Quick-connect fittings allow rapid attachment and detachment of hydraulic lines without threaded connections. These couplers contain internal valves that automatically close when separated, preventing fluid loss. The mechanism uses spring-loaded components and precision-machined surfaces to create secure connections while maintaining pressure integrity. This helps explain why they’re essential in equipment that changes hoses frequently.
Connection mechanism design
A Hydraulic Quick Couplers consists of two main components: the body and the sleeve. Spring and seal surfaces are located in the body. The sleeve slides over locking balls or pins that secure the connection:
- Male half inserts into female socket through a tapered nose
- Locking mechanism engages automatically at full insertion depth
- Internal geometry prevents accidental disconnection under pressure
- Seal surfaces align precisely when components mate fully
Pushing the male nose past retaining elements causes them to snap into locking grooves. This mechanical retention resists separation forces from pressure spikes and hose movement. The audible click during connection confirms proper engagement.
Valve operation sequence
Both coupling halves contain spring-loaded poppet valves that seal their respective flow passages when disconnected. During connection, these valves open in a specific sequence. As the male nose enters the female socket, it contacts and pushes the female poppet backwards against spring pressure. Continued insertion moves the male poppet as well, creating an open flow path through both components. The valve timing matters because it determines whether fluid escapes during connection. Flat-face designs keep both valves closed until the final engagement moment, minimizing spillage. Other configurations begin opening valves earlier, which works for applications where slight fluid release is acceptable.
Pressure flow management
Flow passages through quick couplers restrict fluid movement compared to a straight hose. The internal valve seats, poppet stems, and changes in flow direction create a pressure drop:
- Larger bore sizes reduce restriction for high-flow applications
- Valve design affects turbulence and energy loss
- Pressure ratings determine the maximum system pressure the coupler can handle safely
- Flow coefficients specify actual flow capacity at given pressure differentials
Poppet springs must generate enough force to close valves against maximum system pressure when disconnected. Stronger springs increase connection and disconnection forces but improve sealing reliability.
Seal engagement process
O-rings positioned on both the male nose and internal valve components create multiple sealing points. As the connection progresses, these seals compress against machined surfaces in sequence. Primary seals on the male nose contact the female bore first. Secondary seals around poppets engage as valves open. This layered sealing approach prevents leakage even if one seal degrades. Material selection for seals depends on fluid compatibility and temperature range. Nitrile serves general petroleum applications. Viton handles synthetic fluids and heat.

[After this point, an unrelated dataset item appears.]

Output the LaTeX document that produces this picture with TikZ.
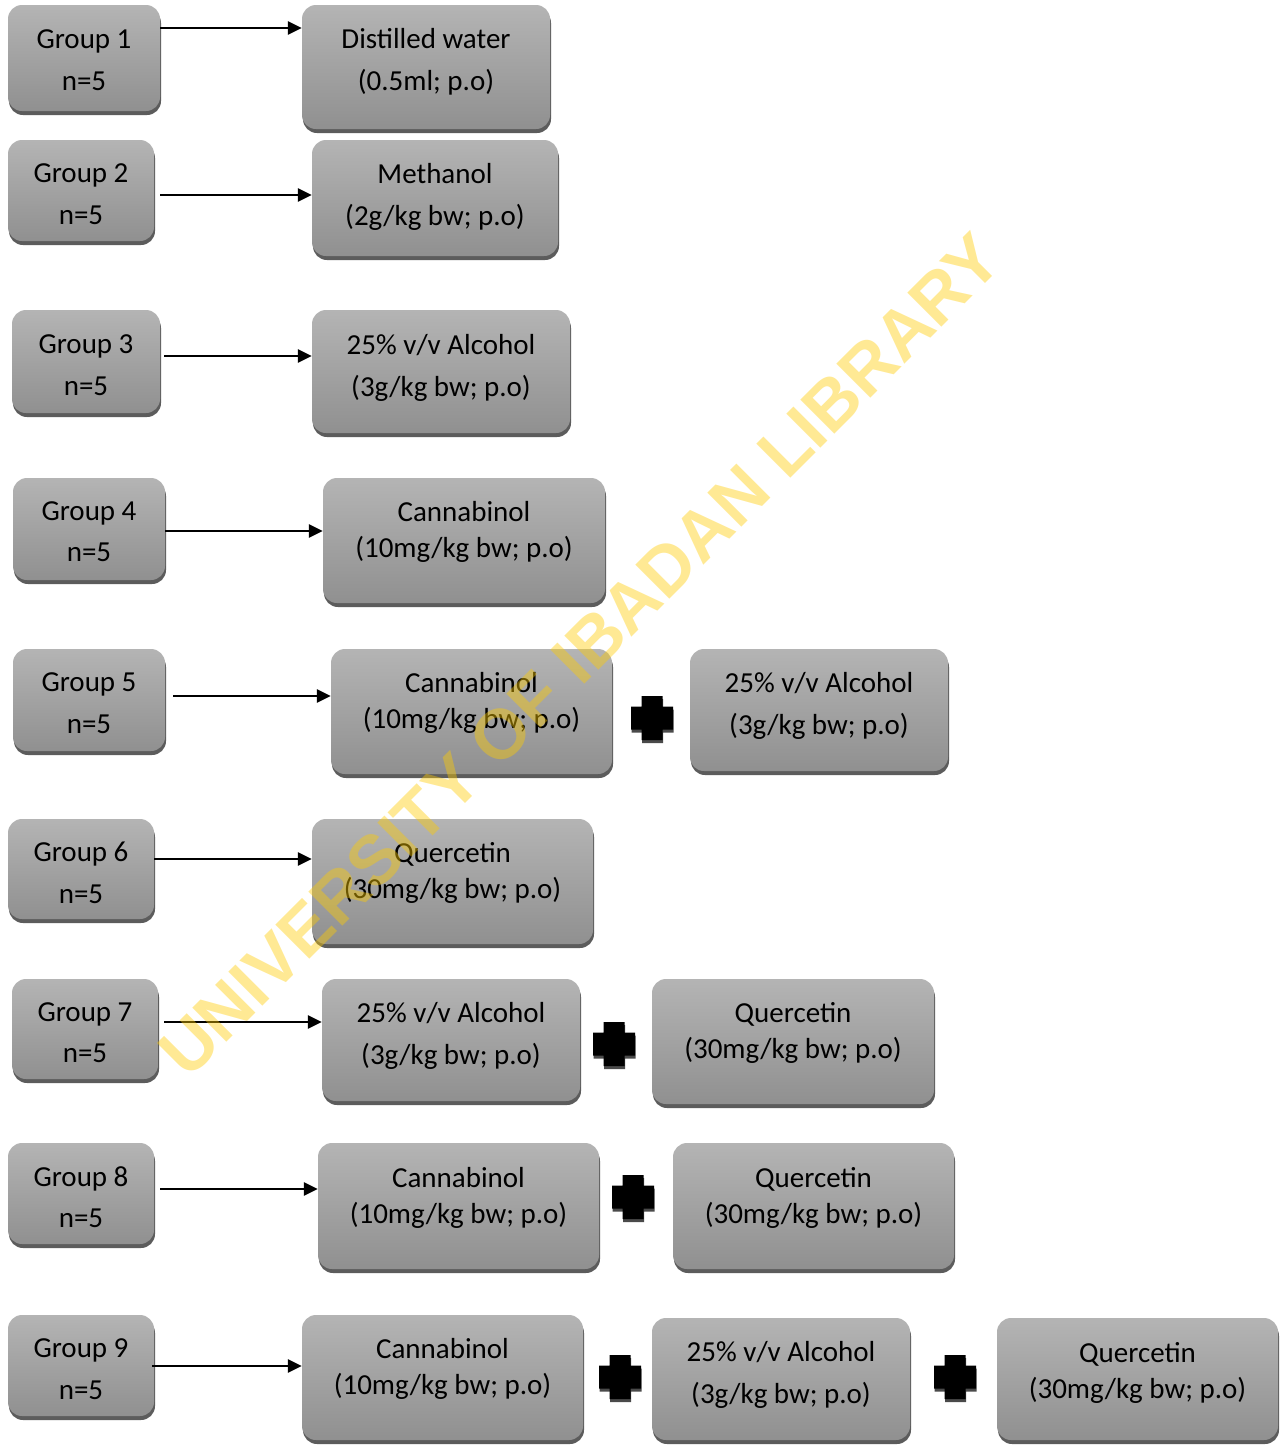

Disconnection requires pulling back the locking sleeve while applying separation force. Moving the sleeve releases retaining balls or pins from their grooves. Continued pulling extracts the male nose while spring pressure closes both poppets. The valves seal before complete separation occurs, trapping pressure on both sides. Quick couplers work through coordinated valve operation, mechanical locking, and multi-stage sealing during connection and disconnection cycles. Spring-loaded poppets automatically control fluid flow while retaining mechanisms secure the joint against pressure forces. This combination enables rapid line changes while maintaining system cleanliness and pressure containment.